A few years ago I found five NOS VW 1500 wheels. They're the early 4-slot version meant only for 1961–63 models. Unfortunately while NOS means "new old stock," it doesn't necessarily mean cosmetically perfect. While these wheels have never been mounted on a car they had picked up some surface rust and shelf wear in the many years they were warehoused. Off to the powder coater.
After some online research I decided to use Andrews Powder Coating in Chatsworth, California. They focus on powder coating for cars and motorcycles, and they are a supplier to ICON. That's good enough for me.
The wheels came back looking like new. I had Andrews match the OEM semi-gloss black. They masked the lug bolt and brake drum bearing surfaces at no additional charge, which saved me the trouble of scraping the paint off later. Wheels can come loose if these areas are powder coated, so it's best to keep them unpainted.
One interesting thing about these wheels is that they're all factory replacements made after 1964. The newest one has a September 1970 date stamp. Three of them are safety rims with additional bumps that keep tubeless tires from breaking the bead on very hard cornering. I really like the idea that VW was still making parts specifically for the earliest VW 1500s into the 1970s, and incorporating safety improvements into them too. I still have all five of my Ghia's original April 1962 stamped wheels, but I'll keep them in storage and use these newer ones on the road.

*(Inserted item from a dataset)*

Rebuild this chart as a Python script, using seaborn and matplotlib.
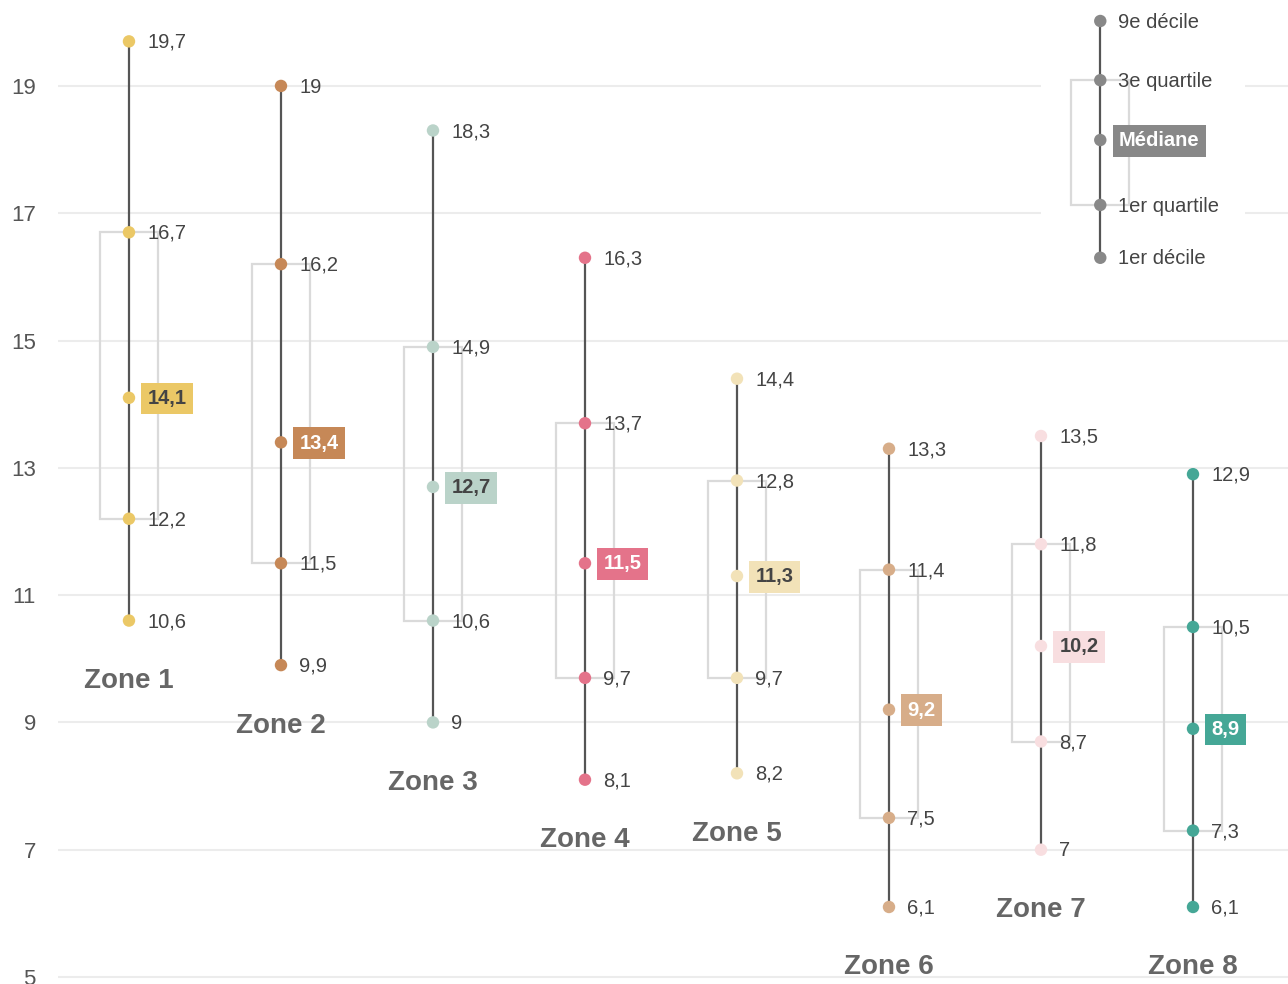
import matplotlib
matplotlib.use("Agg")
import matplotlib.pyplot as plt
import seaborn as sns
import pandas as pd
from matplotlib.patches import Rectangle

# ─── Data ─────────────────────────────────────────────────────────────────────
zones = ["Zone 1", "Zone 2", "Zone 3", "Zone 4", "Zone 5", "Zone 6", "Zone 7", "Zone 8"]
d1 = [10.6, 9.9, 9.0, 8.1, 8.2, 6.1, 7.0, 6.1]
q1 = [12.2, 11.5, 10.6, 9.7, 9.7, 7.5, 8.7, 7.3]
med = [14.1, 13.4, 12.7, 11.5, 11.3, 9.2, 10.2, 8.9]
q3 = [16.7, 16.2, 14.9, 13.7, 12.8, 11.4, 11.8, 10.5]
d9 = [19.7, 19.0, 18.3, 16.3, 14.4, 13.3, 13.5, 12.9]
colors = ["#EBC866", "#C68857", "#BAD3C9", "#E4738A",
          "#F2E2B8", "#D7AD89", "#F8DEE0", "#45A796"]
dark_text = [True, False, True, False, True, False, True, False]

legend_names = ["9e décile", "3e quartile", "Médiane", "1er quartile", "1er décile"]
legend_vals = [20.02, 19.09, 18.15, 17.13, 16.3]
legend_x = 6.39

yticks = [5, 7, 9, 11, 13, 15, 17, 19]

LINE = "#555555"
BOX = "#dadada"
TXT = "#444444"
HW = 0.19


def fmt(v):
    return f"{v:g}".replace(".", ",")


def draw_range(ax, x, vals, color, labels, med_dark, label_med_color):
    lo, a, m, b, hi = vals
    ax.add_patch(Rectangle((x - HW, a), 2 * HW, b - a, fill=False,
                           edgecolor=BOX, linewidth=1.6, zorder=2))
    ax.plot([x, x], [lo, hi], color=LINE, linewidth=1.6, zorder=3)
    df = pd.DataFrame({"x": [x] * 5, "y": vals})
    sns.scatterplot(data=df, x="x", y="y", color=color, s=80,
                    edgecolor="none", ax=ax, zorder=4, legend=False)
    for i, (v, lab) in enumerate(zip(vals, labels)):
        if i == 2:
            ax.annotate(lab, (x, v), xytext=(13.5, -0.5), textcoords="offset points",
                        va="center", ha="left", fontsize=14.5, fontweight="bold",
                        color=TXT if med_dark else "white", zorder=6,
                        bbox=dict(boxstyle="square,pad=0.32", fc=label_med_color,
                                  ec="none"))
        else:
            ax.annotate(lab, (x, v), xytext=(13, -0.8), textcoords="offset points",
                        va="center", ha="left", fontsize=14.5, color=TXT, zorder=6)


fig = plt.figure(figsize=(12.88, 9.84), dpi=100)
sns.set_theme(style="white")
plt.rcParams["font.family"] = ["Liberation Sans", "DejaVu Sans"]
ax = fig.add_axes([58 / 1288, 0, 1 - 58 / 1288, 1])
ax.set_xlim(-0.467, 7.625)
ax.set_ylim(4.89, 20.35)

for t in yticks:
    ax.axhline(t, color="#ececec", linewidth=1.5, zorder=0)

for i, z in enumerate(zones):
    vals = [d1[i], q1[i], med[i], q3[i], d9[i]]
    draw_range(ax, i, vals, colors[i], [fmt(v) for v in vals],
               dark_text[i], colors[i])
    ax.annotate(z, (i, d1[i]), xytext=(0, -43.5), textcoords="offset points",
                ha="center", va="center", fontsize=20, fontweight="bold",
                color="#666666", zorder=6)

# legend
ax.add_patch(Rectangle((legend_x - 0.39, 16.0), 0.95 + 0.39, 4.5,
                       facecolor="white", edgecolor="none", zorder=1))
draw_range(ax, legend_x, legend_vals[::-1], "#888888", legend_names[::-1],
           False, "#888888")

ax.set_yticks(yticks)
ax.set_yticklabels([str(t) for t in yticks], fontsize=16, color="#555555",
                   va="center_baseline")
ax.tick_params(axis="y", length=0, pad=16)
ax.set_xticks([])
ax.set_xlabel("")
ax.set_ylabel("")
for s in ax.spines.values():
    s.set_visible(False)

fig.savefig("out.png", dpi=100)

I found a very nice used Pirelli Cinturato CN 36 tire recently, and I had it mounted on one of the newly powder coated wheels as a test. Pirelli has reissued the early '70s vintage CN 36, and I'm thinking about buying a set of them for the Ghia, but since they're slightly wider than the original size (175-15 rather than 165-15) I wanted to see if there were any fit issues. There aren't. A bit more expensive than the comparable Michelin XZX, but with an extra helping of awesomeness. My car now has a very cool spare.